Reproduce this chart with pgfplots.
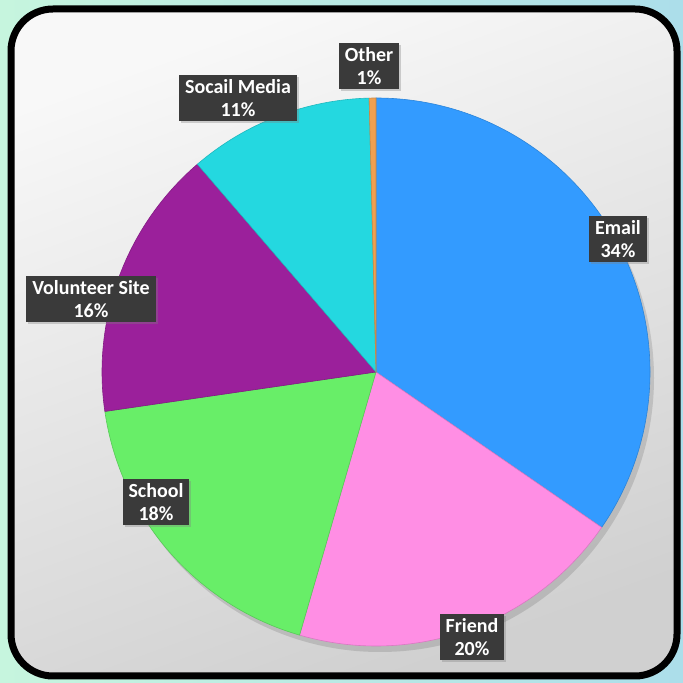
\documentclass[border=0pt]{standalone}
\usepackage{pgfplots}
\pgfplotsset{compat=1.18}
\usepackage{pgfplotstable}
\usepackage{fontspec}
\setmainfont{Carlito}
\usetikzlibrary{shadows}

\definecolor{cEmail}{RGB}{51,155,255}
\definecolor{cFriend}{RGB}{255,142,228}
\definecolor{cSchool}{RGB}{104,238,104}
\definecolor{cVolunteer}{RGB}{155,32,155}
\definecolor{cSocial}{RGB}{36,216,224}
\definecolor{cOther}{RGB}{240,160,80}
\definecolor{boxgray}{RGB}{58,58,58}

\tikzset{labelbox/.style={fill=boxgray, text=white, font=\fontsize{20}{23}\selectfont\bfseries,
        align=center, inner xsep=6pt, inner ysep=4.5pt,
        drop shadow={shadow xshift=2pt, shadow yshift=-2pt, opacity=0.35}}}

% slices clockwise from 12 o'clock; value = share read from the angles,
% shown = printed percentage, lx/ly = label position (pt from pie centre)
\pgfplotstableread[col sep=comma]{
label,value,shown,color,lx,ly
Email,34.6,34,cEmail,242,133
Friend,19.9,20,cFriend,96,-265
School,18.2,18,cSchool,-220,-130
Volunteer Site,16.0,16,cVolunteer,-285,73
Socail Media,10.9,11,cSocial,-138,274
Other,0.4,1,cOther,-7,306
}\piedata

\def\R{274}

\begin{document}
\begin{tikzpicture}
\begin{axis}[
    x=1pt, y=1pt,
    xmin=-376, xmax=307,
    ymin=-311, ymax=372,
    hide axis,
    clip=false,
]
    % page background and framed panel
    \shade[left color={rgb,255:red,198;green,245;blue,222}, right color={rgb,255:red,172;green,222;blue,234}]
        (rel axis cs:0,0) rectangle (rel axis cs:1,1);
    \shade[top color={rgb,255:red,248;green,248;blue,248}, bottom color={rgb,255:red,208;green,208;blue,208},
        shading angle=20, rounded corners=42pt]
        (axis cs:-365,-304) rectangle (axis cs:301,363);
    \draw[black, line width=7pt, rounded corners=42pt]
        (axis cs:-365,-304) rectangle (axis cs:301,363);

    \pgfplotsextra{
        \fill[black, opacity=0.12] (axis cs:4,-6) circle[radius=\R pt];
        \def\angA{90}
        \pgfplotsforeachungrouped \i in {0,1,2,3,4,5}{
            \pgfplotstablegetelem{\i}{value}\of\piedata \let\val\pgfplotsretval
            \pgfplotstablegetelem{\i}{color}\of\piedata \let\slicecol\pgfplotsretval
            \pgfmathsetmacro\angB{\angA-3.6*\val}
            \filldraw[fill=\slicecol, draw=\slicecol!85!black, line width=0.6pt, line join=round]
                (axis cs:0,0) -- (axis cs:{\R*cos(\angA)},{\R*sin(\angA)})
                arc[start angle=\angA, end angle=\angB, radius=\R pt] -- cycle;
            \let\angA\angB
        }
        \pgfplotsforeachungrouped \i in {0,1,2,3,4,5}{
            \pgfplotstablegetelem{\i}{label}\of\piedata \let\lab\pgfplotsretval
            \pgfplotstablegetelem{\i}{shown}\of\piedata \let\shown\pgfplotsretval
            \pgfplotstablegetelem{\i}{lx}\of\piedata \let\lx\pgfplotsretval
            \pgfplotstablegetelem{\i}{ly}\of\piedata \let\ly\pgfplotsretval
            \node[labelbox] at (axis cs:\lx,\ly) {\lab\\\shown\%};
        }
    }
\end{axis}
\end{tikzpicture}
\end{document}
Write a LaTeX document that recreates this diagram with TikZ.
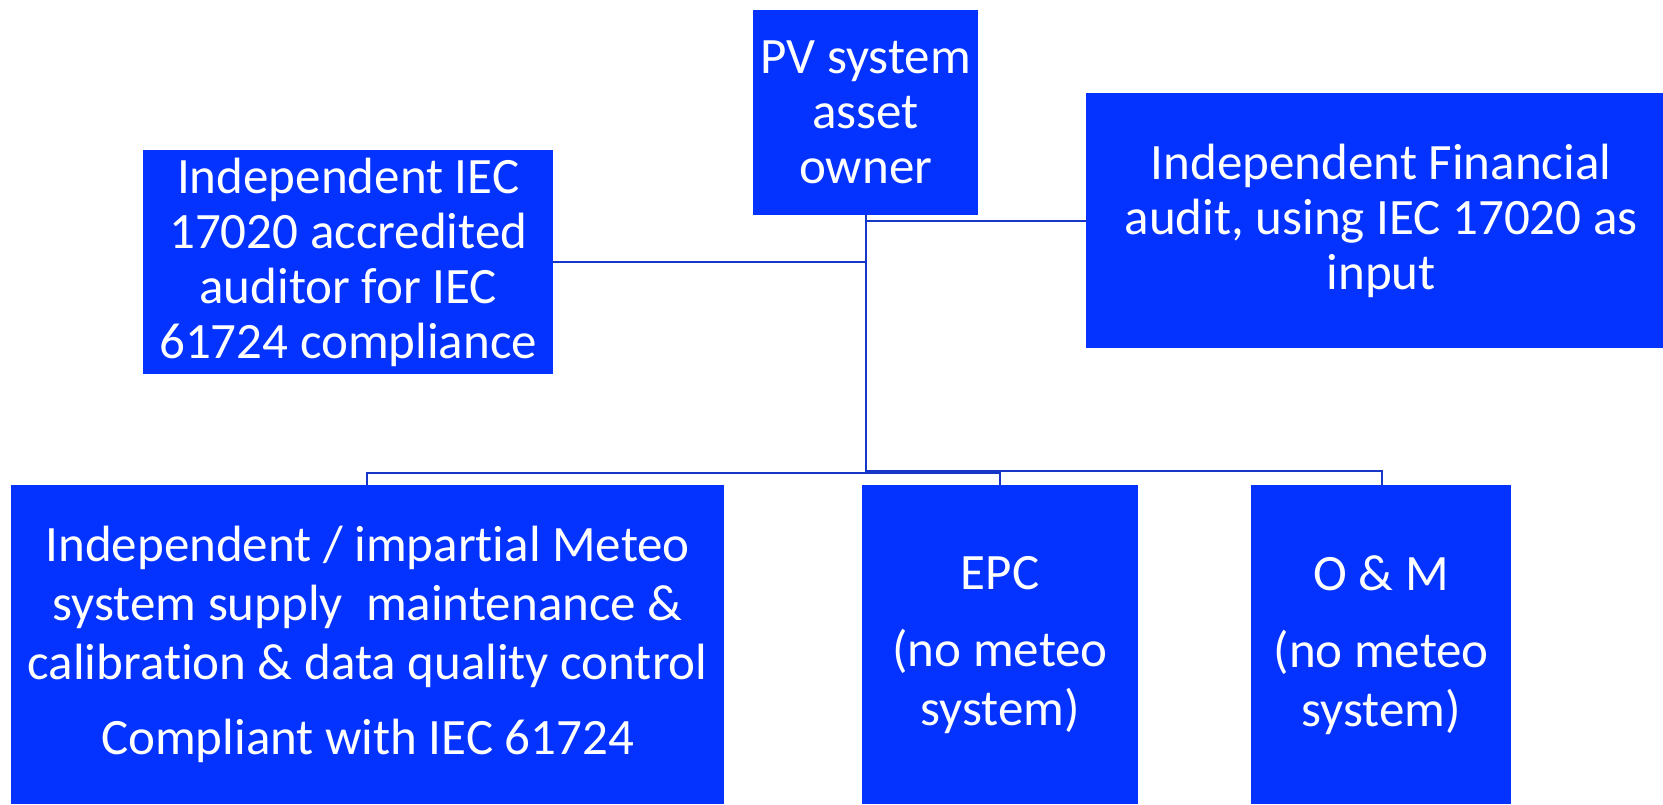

* * * *

[Given request] Repeat all the records above exactly, leaving out any pictures.

[Solution to this task]
Reproduce this chart with pgfplots.
\documentclass[border=0pt]{standalone}
\usepackage{pgfplots}
\pgfplotsset{compat=1.18}
\usepackage{pgfplotstable}
\usepackage{fontspec}
\setmainfont{Carlito}
\usetikzlibrary{shadows}

\definecolor{cEmail}{RGB}{51,155,255}
\definecolor{cFriend}{RGB}{255,142,228}
\definecolor{cSchool}{RGB}{104,238,104}
\definecolor{cVolunteer}{RGB}{155,32,155}
\definecolor{cSocial}{RGB}{36,216,224}
\definecolor{cOther}{RGB}{240,160,80}
\definecolor{boxgray}{RGB}{58,58,58}

\tikzset{labelbox/.style={fill=boxgray, text=white, font=\fontsize{20}{23}\selectfont\bfseries,
        align=center, inner xsep=6pt, inner ysep=4.5pt,
        drop shadow={shadow xshift=2pt, shadow yshift=-2pt, opacity=0.35}}}

% slices clockwise from 12 o'clock; value = share read from the angles,
% shown = printed percentage, lx/ly = label position (pt from pie centre)
\pgfplotstableread[col sep=comma]{
label,value,shown,color,lx,ly
Email,34.6,34,cEmail,242,133
Friend,19.9,20,cFriend,96,-265
School,18.2,18,cSchool,-220,-130
Volunteer Site,16.0,16,cVolunteer,-285,73
Socail Media,10.9,11,cSocial,-138,274
Other,0.4,1,cOther,-7,306
}\piedata

\def\R{274}

\begin{document}
\begin{tikzpicture}
\begin{axis}[
    x=1pt, y=1pt,
    xmin=-376, xmax=307,
    ymin=-311, ymax=372,
    hide axis,
    clip=false,
]
    % page background and framed panel
    \shade[left color={rgb,255:red,198;green,245;blue,222}, right color={rgb,255:red,172;green,222;blue,234}]
        (rel axis cs:0,0) rectangle (rel axis cs:1,1);
    \shade[top color={rgb,255:red,248;green,248;blue,248}, bottom color={rgb,255:red,208;green,208;blue,208},
        shading angle=20, rounded corners=42pt]
        (axis cs:-365,-304) rectangle (axis cs:301,363);
    \draw[black, line width=7pt, rounded corners=42pt]
        (axis cs:-365,-304) rectangle (axis cs:301,363);

    \pgfplotsextra{
        \fill[black, opacity=0.12] (axis cs:4,-6) circle[radius=\R pt];
        \def\angA{90}
        \pgfplotsforeachungrouped \i in {0,1,2,3,4,5}{
            \pgfplotstablegetelem{\i}{value}\of\piedata \let\val\pgfplotsretval
            \pgfplotstablegetelem{\i}{color}\of\piedata \let\slicecol\pgfplotsretval
            \pgfmathsetmacro\angB{\angA-3.6*\val}
            \filldraw[fill=\slicecol, draw=\slicecol!85!black, line width=0.6pt, line join=round]
                (axis cs:0,0) -- (axis cs:{\R*cos(\angA)},{\R*sin(\angA)})
                arc[start angle=\angA, end angle=\angB, radius=\R pt] -- cycle;
            \let\angA\angB
        }
        \pgfplotsforeachungrouped \i in {0,1,2,3,4,5}{
            \pgfplotstablegetelem{\i}{label}\of\piedata \let\lab\pgfplotsretval
            \pgfplotstablegetelem{\i}{shown}\of\piedata \let\shown\pgfplotsretval
            \pgfplotstablegetelem{\i}{lx}\of\piedata \let\lx\pgfplotsretval
            \pgfplotstablegetelem{\i}{ly}\of\piedata \let\ly\pgfplotsretval
            \node[labelbox] at (axis cs:\lx,\ly) {\lab\\\shown\%};
        }
    }
\end{axis}
\end{tikzpicture}
\end{document}
Write a LaTeX document that recreates this diagram with TikZ.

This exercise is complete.